Sample preparation and STM/STS: Undoped and V-doped WSe₂ films were prepared ex situ on quasi-freestanding epitaxial graphene (QFEG) on SiC substrates, followed by a 450 °C anneal in ultrahigh vacuum. Measurements used a Scienta Omicron LT STM at 5 K and <2 × 10⁻¹⁰ mbar. Tungsten tips were prepared on Au(111) (sputter: Ar⁺, 1 kV, 10 min; anneal: 450 °C, 10 min) and verified metallic. STM topography was acquired in constant-current mode with sample-referenced bias. STS employed a lock-in amplifier at 860 Hz with 10 mV modulation. Band gaps were extracted by fitting the valence and conduction band edges to logarithmic dI/dV data. Layer number was assigned by counting step heights of ~0.65 nm in STM topography. Defect/dopant densities and local electronic states were mapped via high-resolution STM/STS across 1–7 ML regions, including spectra centered on individual top-layer V substituents and on V-free areas.
Key Findings
- Undoped WSe₂ on QFEG/SiC: The Fermi level remains near mid-gap for 1–7 ML. The band gap narrows symmetrically with increasing thickness due to interlayer hybridization; monolayer gap ~2.34 eV. Additional steps (plateaus) appear in the valence band dI/dV for multilayers, consistent with staggered DOS and formation of hole subbands in weakly coupled quantum wells.

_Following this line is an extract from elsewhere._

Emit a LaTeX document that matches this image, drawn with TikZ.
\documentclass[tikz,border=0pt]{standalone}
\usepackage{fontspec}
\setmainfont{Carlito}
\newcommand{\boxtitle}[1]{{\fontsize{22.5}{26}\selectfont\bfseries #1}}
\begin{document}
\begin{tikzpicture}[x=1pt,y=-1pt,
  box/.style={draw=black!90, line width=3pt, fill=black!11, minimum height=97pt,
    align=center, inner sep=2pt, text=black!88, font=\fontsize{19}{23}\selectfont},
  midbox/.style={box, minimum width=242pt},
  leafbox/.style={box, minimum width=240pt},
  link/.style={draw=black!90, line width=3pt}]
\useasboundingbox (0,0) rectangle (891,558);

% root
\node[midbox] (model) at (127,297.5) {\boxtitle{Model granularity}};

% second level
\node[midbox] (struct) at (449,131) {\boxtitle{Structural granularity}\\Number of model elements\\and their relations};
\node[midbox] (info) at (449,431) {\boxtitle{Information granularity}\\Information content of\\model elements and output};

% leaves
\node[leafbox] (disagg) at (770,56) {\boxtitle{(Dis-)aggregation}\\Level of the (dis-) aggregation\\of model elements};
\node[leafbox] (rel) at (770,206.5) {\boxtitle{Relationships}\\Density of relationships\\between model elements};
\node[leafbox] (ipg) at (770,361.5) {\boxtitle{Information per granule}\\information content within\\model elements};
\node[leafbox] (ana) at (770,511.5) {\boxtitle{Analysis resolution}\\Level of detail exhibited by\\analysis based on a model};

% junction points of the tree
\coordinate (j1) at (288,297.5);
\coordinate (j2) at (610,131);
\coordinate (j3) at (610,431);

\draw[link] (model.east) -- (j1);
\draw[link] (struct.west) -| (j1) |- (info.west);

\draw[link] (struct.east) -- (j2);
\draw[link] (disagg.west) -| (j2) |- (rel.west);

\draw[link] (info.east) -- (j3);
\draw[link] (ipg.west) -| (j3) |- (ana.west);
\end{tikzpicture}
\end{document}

Tight-binding fits yield interlayer hopping parameters t_h ≈ 0.29 ± 0.02 eV (holes) and t_e ≈ 0.21 ± 0.02 eV (electrons). Impurity density in undoped films is <0.02% (dominant defect: Mo substituting W).

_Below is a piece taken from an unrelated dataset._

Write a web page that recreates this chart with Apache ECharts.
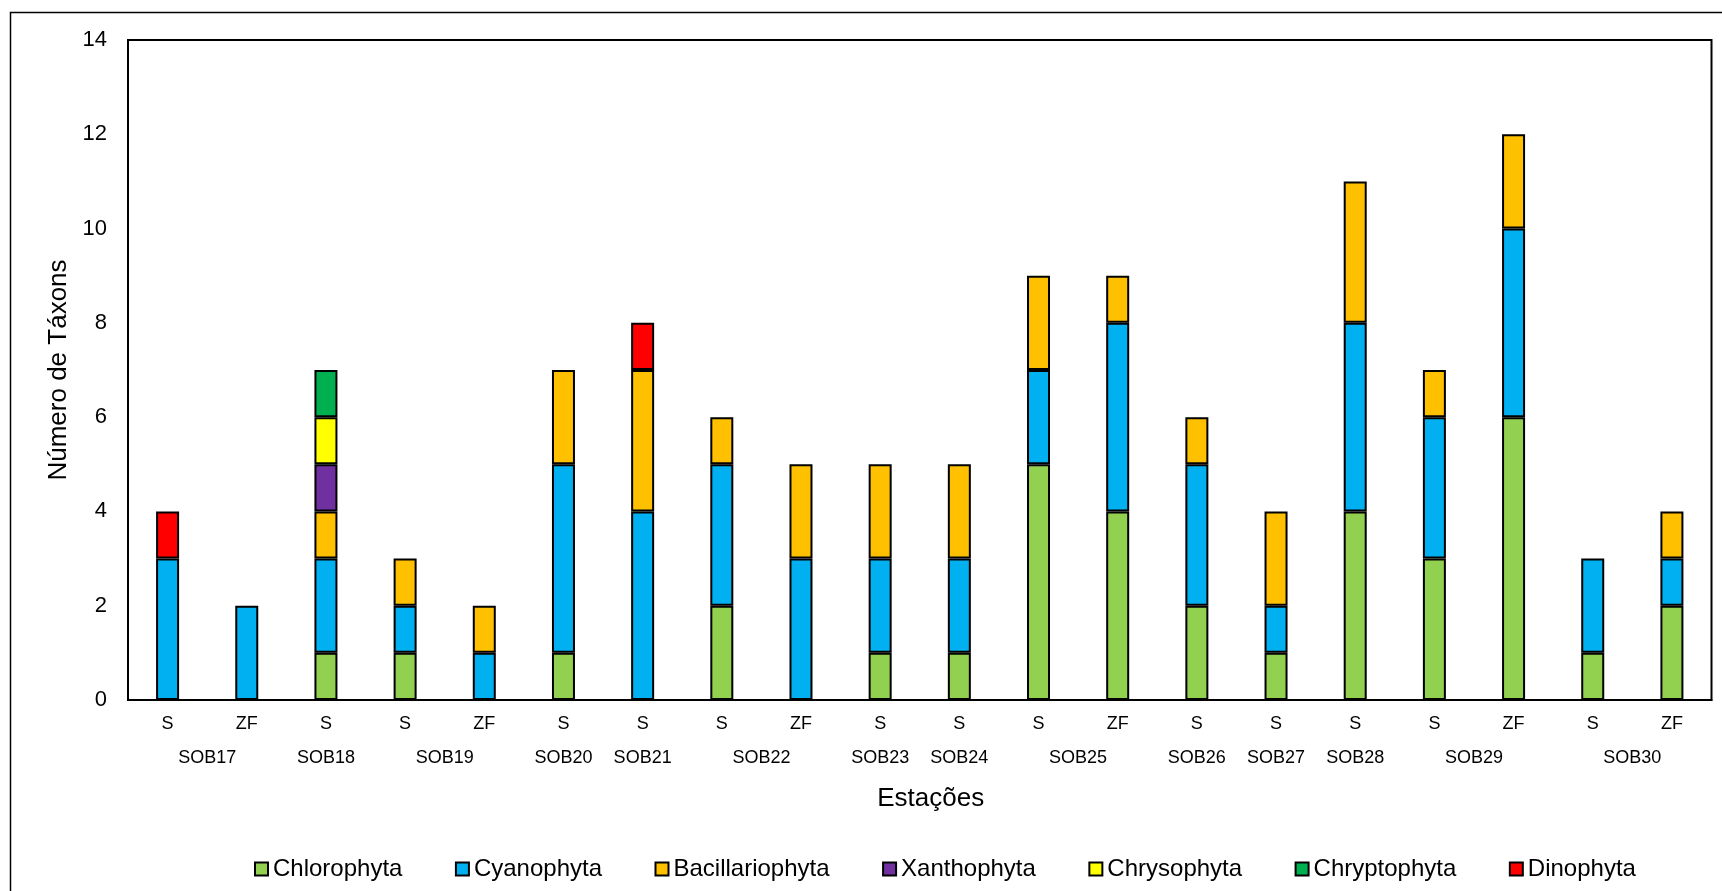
<!DOCTYPE html>
<html>
<head>
<meta charset="utf-8">
<script src="https://cdn.jsdelivr.net/npm/echarts@6/dist/echarts.min.js"></script>
<style>
html,body{margin:0;padding:0;background:#fff;}
#chart{width:1722px;height:891px;}
</style>
</head>
<body>
<div id="chart"></div>
<script>
// Sample type per bar (category axis)
const sampleLabels = ['S','ZF','S','S','ZF','S','S','S','ZF','S','S','S','ZF','S','S','S','S','ZF','S','ZF'];
// Station groups and how many bars each spans
const stations = ['SOB17','SOB18','SOB19','SOB20','SOB21','SOB22','SOB23','SOB24','SOB25','SOB26','SOB27','SOB28','SOB29','SOB30'];
const stationSpans = [2,1,2,1,1,2,1,1,2,1,1,1,2,2];

const seriesNames = ['Chlorophyta','Cyanophyta','Bacillariophyta','Xanthophyta','Chrysophyta','Chryptophyta','Dinophyta'];
const chlorophyta     = [0,0,1,1,0,1,0,2,0,1,1,5,4,2,1,4,3,6,1,2];
const cyanophyta      = [3,2,2,1,1,4,4,3,3,2,2,2,4,3,1,4,3,4,2,1];
const bacillariophyta = [0,0,1,1,1,2,3,1,2,2,2,2,1,1,2,3,1,2,0,1];
const xanthophyta     = [0,0,1,0,0,0,0,0,0,0,0,0,0,0,0,0,0,0,0,0];
const chrysophyta     = [0,0,1,0,0,0,0,0,0,0,0,0,0,0,0,0,0,0,0,0];
const chryptophyta    = [0,0,1,0,0,0,0,0,0,0,0,0,0,0,0,0,0,0,0,0];
const dinophyta       = [1,0,0,0,0,0,1,0,0,0,0,0,0,0,0,0,0,0,0,0];
const yTicks = [0,2,4,6,8,10,12,14];

const colors = ['#92D050','#00B0F0','#FFC000','#7030A0','#FFFF00','#00B050','#FF0000'];
const allData = [chlorophyta,cyanophyta,bacillariophyta,xanthophyta,chrysophyta,chryptophyta,dinophyta];

// Build the half-step label axis for station names
const groupAxis = new Array(sampleLabels.length*2+1).fill('');
let pos = 0;
stations.forEach((s,i)=>{
  const center = 2*pos + stationSpans[i];
  groupAxis[center] = s;
  pos += stationSpans[i];
});

const FONT = "'Liberation Sans', Arial, sans-serif";
const chart = echarts.init(document.getElementById('chart'), null, {renderer:'canvas'});
chart.setOption({
  animation:false,
  backgroundColor:'#fff',
  textStyle:{fontFamily:FONT,color:'#000'},
  graphic:[{
    type:'rect', left:8, top:10, silent:true,
    shape:{x:0,y:0,width:1730,height:900},
    style:{fill:'none',stroke:'#000',lineWidth:1.5}
  }],
  grid:{left:128,right:10.5,top:40,bottom:191,show:true,borderColor:'#000',borderWidth:2,containLabel:false},
  legend:{
    data:seriesNames, left:254, top:857, padding:0,
    itemWidth:13, itemHeight:13, itemGap:52.5, icon:'rect',
    textStyle:{fontFamily:FONT,fontSize:24,color:'#000',padding:[0,0,0,0]}
  },
  xAxis:[{
    type:'category', data:sampleLabels, position:'bottom',
    axisLine:{show:true,lineStyle:{color:'#000',width:2}},
    axisTick:{show:false},
    axisLabel:{interval:0,margin:15,fontSize:18,color:'#000',fontFamily:FONT},
    splitLine:{show:false},
    name:'Estações', nameLocation:'middle', nameGap:86,
    nameTextStyle:{fontSize:26,color:'#000',fontFamily:FONT,padding:[0,0,0,22]}
  },{
    type:'category', data:groupAxis, boundaryGap:false, position:'bottom',
    axisLine:{show:false}, axisTick:{show:false}, splitLine:{show:false},
    axisLabel:{interval:0,margin:49,fontSize:18,color:'#000',fontFamily:FONT}
  }],
  yAxis:{
    type:'value', min:0, max:14, interval:2,
    axisLine:{show:true,lineStyle:{color:'#000',width:2}},
    axisTick:{show:false}, splitLine:{show:false},
    axisLabel:{fontSize:22,color:'#000',margin:21,fontFamily:FONT,
      formatter:v=> yTicks.includes(v) ? String(v) : ''},
    name:'Número de Táxons', nameLocation:'middle', nameGap:56,
    nameTextStyle:{fontSize:26,color:'#000',fontFamily:FONT}
  },
  series: seriesNames.map((n,i)=>({
    name:n, type:'bar', stack:'total', xAxisIndex:0,
    barWidth:23,
    itemStyle:{color:colors[i],borderColor:'#000',borderWidth:2},
    data: allData[i].map(v=> v===0 ? null : v)
  }))
});
</script>
</body>
</html>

- V-doped WSe₂ (0.44% V, 4.7 × 10¹² cm⁻²): With increasing layers, the conduction band onset remains roughly constant, while the valence band onset shifts markedly toward EF: from −1.18 V (1 ML) to −0.12 V (3 ML), converging to ~0 V for thicker films. STS on individual V substituents shows localized acceptor states above the VBM (p-type), which shift toward EF and become pinned at EF for ≥3 ML. For ≥3 ML, the Fermi level is pinned to the highest dopant state; for 1–2 ML it lies within the band gap.
- Schottky contact and depletion region: The observations indicate a vdW Schottky contact at the graphene/WSe₂ interface. In the depletion region spanning the first two WSe₂ layers, V dopants are ionized (negatively charged); beyond the second layer they are neutral. The depletion depth is between 2 and 3 ML, i.e., ~1.3–1.95 nm (≈1.6 nm nominal). Geometric step height per monolayer is ~0.65 nm.
- Imaging signatures: At negative bias, top-layer V dopants appear as circular protrusions for all thicknesses; at positive bias, the contrast evolves from circular depressions (1–2 ML) to bright hexagonal orbital shapes (≥3 ML), consistent with the change from charged to neutral dopants above the depletion region.
Discussion
The work addresses how band alignment and doping manifest across van der Waals metal–semiconductor interfaces. Graphene’s low density of states suppresses MIGS and reduces interface disorder, yet a Schottky barrier persists depending on band alignment and dopant states. For undoped WSe₂, the Fermi level remains mid-gap with symmetric band-edge movement and clear intersubband features as thickness increases, validating weak interlayer coupling models. In contrast, heavily V-doped WSe₂ exhibits asymmetric band-edge evolution: the VBM and V-induced acceptor levels shift toward the Fermi level and become pinned for ≥3 ML, while the CBM remains nearly fixed. This thickness-dependent pinning evidences a depletion region extending about two monolayers from the graphene interface, within which acceptors are ionized. Beyond this, dopants are neutral and set EF at the highest occupied dopant level. The findings quantify the depletion depth in a technologically relevant 2D–3D (QFEG/SiC) contact and highlight that even in vdW contacts with reduced pinning, dopant-induced states can dominate EF positioning in multilayer regimes, informing contact engineering and layer-count choices for p-type TMDC devices.
Conclusion
STM/STS mapping of multilayer pristine and 0.44% V-doped WSe₂ on QFEG/SiC reveals distinct layer-dependent electronic behavior. Undoped WSe₂ shows symmetric band-gap narrowing with thickness and additional valence subbands, with EF near mid-gap across 1–7 ML. V-doped WSe₂ exhibits a prototypical Schottky contact behavior: EF lies in the gap for 1–2 ML but becomes pinned to the highest dopant state for ≥3 ML, indicating a depletion depth of about 1.6 nm (between 2 and 3 ML). These results quantify the depletion region at a vdW semimetal–TMDC interface and provide parameters (e.g., interlayer hopping strengths) relevant for modeling and designing low-resistance contacts and layer-engineered devices.
Limitations
- System specificity: Measurements focus on 0.44% V-doped WSe₂ on quasi-freestanding epitaxial graphene on SiC; conclusions about depletion depth and pinning may depend on dopant species/level and the particular vdW metal/substrate.
- Measurement conditions: STM/STS performed at 5 K in UHV; absolute energies and defect charge states may differ under device operating temperatures and electrostatic gating.
- Doping quantification: Vanadium concentration is inferred from STM statistics; complementary compositional analyses are not reported here.
- Band-edge extraction: Band edges and gaps are determined from logarithmic STS fits, which carry methodological uncertainties when comparing across layers and local environments.